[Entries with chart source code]
Begin

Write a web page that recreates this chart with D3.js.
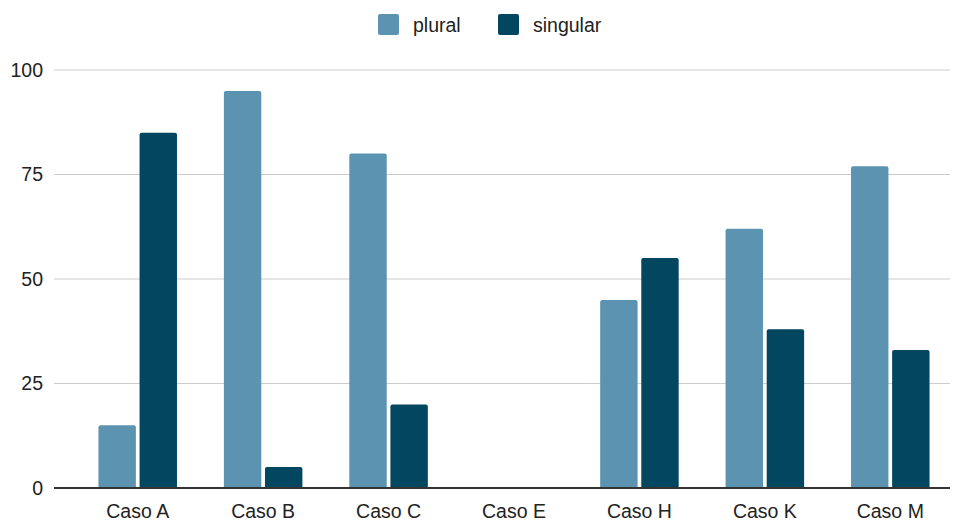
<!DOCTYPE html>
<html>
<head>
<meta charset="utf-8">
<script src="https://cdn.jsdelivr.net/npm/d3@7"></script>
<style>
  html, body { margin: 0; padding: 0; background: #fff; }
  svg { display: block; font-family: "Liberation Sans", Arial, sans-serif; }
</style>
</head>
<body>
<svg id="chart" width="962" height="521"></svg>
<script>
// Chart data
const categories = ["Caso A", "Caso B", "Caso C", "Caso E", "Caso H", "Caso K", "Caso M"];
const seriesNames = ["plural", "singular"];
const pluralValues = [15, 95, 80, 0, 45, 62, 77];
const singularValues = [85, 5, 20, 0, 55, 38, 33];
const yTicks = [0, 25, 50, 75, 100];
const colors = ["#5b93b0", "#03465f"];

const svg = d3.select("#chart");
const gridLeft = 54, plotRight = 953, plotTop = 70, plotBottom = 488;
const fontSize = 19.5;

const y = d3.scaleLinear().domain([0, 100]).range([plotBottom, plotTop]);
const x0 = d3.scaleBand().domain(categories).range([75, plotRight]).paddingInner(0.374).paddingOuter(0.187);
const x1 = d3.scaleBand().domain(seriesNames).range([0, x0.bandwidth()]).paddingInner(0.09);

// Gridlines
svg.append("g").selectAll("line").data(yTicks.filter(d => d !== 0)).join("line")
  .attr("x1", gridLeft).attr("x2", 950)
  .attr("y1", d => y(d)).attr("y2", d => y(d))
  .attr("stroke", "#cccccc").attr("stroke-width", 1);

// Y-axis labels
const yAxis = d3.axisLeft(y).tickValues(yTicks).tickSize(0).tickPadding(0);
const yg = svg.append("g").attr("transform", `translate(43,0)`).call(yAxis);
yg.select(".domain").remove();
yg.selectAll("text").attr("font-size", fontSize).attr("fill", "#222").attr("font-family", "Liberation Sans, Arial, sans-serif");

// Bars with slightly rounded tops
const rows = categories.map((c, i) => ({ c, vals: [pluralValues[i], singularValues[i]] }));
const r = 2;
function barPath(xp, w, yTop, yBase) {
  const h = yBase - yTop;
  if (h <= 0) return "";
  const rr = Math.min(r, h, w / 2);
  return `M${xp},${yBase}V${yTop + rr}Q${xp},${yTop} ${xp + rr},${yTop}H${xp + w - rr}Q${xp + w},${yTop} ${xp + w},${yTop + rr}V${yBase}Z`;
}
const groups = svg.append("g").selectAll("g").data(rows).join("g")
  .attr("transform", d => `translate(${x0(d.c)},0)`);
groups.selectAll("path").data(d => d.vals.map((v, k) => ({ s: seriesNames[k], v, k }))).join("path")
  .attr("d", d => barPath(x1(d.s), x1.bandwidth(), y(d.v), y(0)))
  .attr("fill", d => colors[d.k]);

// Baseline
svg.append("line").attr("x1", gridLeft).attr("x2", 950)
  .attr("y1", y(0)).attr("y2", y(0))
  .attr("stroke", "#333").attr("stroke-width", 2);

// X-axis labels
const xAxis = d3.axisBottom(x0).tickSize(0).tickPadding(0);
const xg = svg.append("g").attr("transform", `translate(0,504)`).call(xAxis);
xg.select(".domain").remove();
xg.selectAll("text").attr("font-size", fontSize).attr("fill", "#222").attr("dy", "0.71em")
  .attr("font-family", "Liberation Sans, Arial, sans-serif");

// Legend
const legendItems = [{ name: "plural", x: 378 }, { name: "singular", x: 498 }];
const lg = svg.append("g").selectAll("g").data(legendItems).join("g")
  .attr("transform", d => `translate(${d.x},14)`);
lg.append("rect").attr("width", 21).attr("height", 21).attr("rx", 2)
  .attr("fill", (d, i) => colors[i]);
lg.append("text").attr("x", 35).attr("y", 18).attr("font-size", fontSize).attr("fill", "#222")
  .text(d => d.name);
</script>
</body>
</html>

End
Begin

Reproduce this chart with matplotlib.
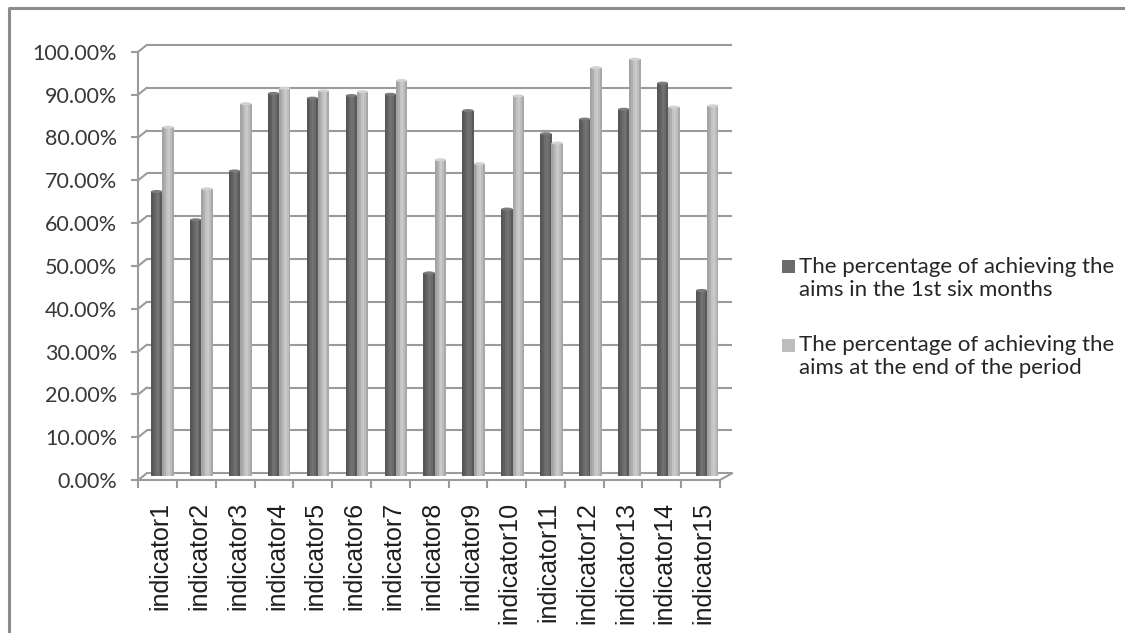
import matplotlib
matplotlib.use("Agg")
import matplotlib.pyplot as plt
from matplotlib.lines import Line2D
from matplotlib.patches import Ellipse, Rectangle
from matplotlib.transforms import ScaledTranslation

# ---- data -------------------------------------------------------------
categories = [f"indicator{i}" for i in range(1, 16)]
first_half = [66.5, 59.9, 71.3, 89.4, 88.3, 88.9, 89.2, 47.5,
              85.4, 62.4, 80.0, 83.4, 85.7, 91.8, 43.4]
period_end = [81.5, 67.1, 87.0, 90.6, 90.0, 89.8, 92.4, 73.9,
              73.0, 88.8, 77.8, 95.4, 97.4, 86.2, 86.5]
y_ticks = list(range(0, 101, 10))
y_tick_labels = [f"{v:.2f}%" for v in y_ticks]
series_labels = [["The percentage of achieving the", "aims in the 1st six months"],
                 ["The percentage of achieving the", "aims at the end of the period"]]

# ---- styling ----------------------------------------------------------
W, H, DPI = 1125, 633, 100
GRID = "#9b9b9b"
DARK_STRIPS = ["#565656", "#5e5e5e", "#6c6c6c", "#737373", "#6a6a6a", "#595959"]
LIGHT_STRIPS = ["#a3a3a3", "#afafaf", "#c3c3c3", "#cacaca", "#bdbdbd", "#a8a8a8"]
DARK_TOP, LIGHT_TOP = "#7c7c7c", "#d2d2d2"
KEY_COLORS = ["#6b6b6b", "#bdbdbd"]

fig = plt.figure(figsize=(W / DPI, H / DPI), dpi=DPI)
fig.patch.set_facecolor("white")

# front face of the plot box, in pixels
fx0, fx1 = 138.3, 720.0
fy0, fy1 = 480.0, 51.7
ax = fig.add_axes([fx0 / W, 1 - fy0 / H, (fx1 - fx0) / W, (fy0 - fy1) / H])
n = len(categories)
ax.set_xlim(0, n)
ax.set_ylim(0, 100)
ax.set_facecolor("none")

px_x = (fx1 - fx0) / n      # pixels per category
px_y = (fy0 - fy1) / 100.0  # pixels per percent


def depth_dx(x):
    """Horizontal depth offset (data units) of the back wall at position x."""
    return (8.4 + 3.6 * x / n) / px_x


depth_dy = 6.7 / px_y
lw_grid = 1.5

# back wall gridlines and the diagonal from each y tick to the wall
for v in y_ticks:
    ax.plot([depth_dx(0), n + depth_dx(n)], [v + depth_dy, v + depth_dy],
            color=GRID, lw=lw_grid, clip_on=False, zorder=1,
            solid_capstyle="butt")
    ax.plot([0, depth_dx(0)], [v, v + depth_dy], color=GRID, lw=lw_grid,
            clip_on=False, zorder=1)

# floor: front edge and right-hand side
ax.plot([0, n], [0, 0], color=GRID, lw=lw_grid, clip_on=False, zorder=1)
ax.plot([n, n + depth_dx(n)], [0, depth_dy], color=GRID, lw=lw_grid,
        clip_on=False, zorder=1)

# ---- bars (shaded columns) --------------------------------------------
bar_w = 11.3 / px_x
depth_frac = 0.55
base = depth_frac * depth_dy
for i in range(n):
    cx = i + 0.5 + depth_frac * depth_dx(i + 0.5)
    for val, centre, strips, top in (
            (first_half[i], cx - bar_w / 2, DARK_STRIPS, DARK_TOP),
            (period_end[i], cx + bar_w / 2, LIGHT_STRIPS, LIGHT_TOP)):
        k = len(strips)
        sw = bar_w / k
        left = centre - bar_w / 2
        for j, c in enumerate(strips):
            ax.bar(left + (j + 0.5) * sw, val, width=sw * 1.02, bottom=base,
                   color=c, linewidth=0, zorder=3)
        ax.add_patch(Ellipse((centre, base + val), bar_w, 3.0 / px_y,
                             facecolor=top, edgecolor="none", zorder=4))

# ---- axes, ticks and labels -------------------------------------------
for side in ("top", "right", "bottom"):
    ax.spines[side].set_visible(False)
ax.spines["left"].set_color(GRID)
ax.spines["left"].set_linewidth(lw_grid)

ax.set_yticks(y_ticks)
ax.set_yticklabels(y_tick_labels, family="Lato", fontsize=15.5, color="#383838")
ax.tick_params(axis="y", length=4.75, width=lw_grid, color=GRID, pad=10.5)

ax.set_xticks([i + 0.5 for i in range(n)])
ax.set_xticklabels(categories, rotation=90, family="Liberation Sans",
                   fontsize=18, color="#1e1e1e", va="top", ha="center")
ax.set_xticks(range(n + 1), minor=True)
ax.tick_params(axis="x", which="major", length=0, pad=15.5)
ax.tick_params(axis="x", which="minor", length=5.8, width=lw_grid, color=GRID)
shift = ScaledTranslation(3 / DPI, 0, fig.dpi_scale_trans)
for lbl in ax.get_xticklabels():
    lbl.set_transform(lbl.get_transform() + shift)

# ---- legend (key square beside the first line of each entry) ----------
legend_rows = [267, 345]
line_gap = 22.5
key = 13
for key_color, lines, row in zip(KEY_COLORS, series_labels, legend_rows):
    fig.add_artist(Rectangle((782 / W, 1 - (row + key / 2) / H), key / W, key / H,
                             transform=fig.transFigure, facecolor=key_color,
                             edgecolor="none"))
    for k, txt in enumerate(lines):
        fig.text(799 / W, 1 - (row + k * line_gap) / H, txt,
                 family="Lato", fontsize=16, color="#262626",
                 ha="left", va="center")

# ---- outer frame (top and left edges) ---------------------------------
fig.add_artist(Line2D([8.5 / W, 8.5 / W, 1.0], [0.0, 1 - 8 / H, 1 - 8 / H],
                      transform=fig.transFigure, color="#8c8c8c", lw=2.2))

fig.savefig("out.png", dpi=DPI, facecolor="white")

End

▶ **Problem details**: Look for "this" and pull out every line that has it.

▶ **Exercise answer**:
Write a web page that recreates this chart with D3.js.
Reproduce this chart with matplotlib.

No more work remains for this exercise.